Grief and Gratitude
by Allen Klein


The miracle of gratitude is that it shifts your perception to such an extent that it changes the world you see.
-Dr. Robert Holden

After we experience a loss, we tend to focus on what we no longer have. As a result we focus our energy on the negative, or what is missing in our life, rather than on the positive, or all of those wonderful things we still have. One of my spiritual teachers once told me that when we want what we don’t have, we waste what we do have. To translate that into loss-related situations—to want what is no longer in our life is to waste what still remains in our life.

We usually don’t think about giving thanks when someone dies. Yet gratitude can be one of the most healing tools we have.

Being grateful for what remains after you have experienced a loss can be a powerful way to deal with, and heal, that loss. Turning your attention on how your life was enriched because that person was in it, for example, rather than on the vacuum the loss created, might be one powerful and healthy approach to confronting grief.

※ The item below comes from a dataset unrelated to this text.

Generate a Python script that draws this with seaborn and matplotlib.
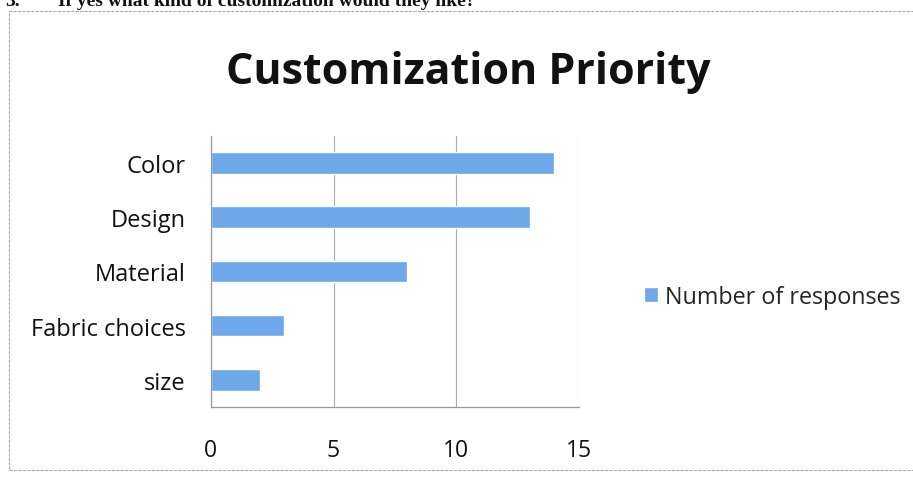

After my wife died at the age of thirty-four, my thoughts, as often experienced by someone who is grieving, sometimes turned to darker questions like, “How can I go on with my life without her?” Grief also brought up a feeling of emptiness, depression, and hopelessness. Once I started to be thankful for all that remained in my life—my daughter, my friends, my work, etc.—I got a glimpse of why I could go on living and, in fact, fully enjoy life again.

Richard Carlson, author of a number of self-help books, talks about how gratitude comforted him after the loss of a close friend. In You Can Be Happy No Matter What, Carlson writes about how gratitude comforted him after the loss of a close friend.

Carlson says,
When we access our healthy functioning, emotional pain has a different feeling to it—it is still painful, but it includes genuine gratitude for having known the person we have lost. This worked beautifully in my own life, when one of my best friends was tragically killed by a drunk driver on his way to be in my wedding. Rather than think about him sadly, I was able to clear my mind and feel tremendous gratitude for having known such a wonderful friend. Instead of feeling sorry for myself or for my friend’s family, fond memories began to surface from our past together. I was not overwhelmed by my sad feelings and was able to function.

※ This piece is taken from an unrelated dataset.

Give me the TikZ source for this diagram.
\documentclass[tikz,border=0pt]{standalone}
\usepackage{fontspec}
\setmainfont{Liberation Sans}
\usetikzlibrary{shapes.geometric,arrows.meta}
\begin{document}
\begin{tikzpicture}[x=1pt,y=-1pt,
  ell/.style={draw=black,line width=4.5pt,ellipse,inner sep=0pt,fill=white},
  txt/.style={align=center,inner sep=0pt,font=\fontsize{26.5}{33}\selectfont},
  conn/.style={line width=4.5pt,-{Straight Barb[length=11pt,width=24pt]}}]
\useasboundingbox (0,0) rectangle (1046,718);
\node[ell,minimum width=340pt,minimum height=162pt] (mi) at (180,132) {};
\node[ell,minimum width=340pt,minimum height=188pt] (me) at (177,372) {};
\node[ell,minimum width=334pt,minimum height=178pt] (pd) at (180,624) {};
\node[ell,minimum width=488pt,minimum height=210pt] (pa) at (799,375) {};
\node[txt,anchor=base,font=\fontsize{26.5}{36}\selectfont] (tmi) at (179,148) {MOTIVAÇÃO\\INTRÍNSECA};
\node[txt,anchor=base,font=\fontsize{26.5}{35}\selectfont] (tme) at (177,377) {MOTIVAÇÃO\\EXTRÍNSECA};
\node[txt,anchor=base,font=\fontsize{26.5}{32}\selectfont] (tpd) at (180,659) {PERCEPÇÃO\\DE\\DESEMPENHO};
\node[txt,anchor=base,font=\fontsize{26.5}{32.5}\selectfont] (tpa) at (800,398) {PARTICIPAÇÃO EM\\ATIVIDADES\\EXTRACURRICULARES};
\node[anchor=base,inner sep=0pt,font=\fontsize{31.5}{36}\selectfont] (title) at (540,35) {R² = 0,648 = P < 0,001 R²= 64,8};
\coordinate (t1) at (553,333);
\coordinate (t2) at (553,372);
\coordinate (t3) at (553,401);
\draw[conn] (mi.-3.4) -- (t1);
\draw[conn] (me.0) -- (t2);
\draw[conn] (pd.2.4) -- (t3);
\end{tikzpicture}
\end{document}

Gratitude has the power to help those in mourning rise above their loss. It is life affirming. It can provide hope. And, perhaps most important, it can help us let go of the past and focus on the abundance that surrounds us now.

P.S.- In my book, Learning to Laugh When You Feel Like Crying (Goodman Beck, 2011), I suggest a simple way to move towards being grateful after a loss:  Tomorrow morning, before you get out of bed, think of at least one thing that you are thankful for. And then, when you get out of bed, start writing down all the wonderful things in your life.

You can be thankful for:
            -a penny found on the street
            -the cookies a neighbor brought you
            -the friends you have
            -a rainbow
            -flowers in the park
            -a cup of tea.

Those are just of few little gratitudes that can keep you afloat while you are in a sea of grief. But you might also want to note some of the bigger things for which you are grateful.

For example:
            -that the deceased was in your life
            -the lessons you learned from them
            -that their spirit still lives within you. 

And, you can be grateful for life itself. As comedian Robin Williams discovered after his heart surgery: “When you have something like heart surgery, you appreciate the simple things, like breathing.”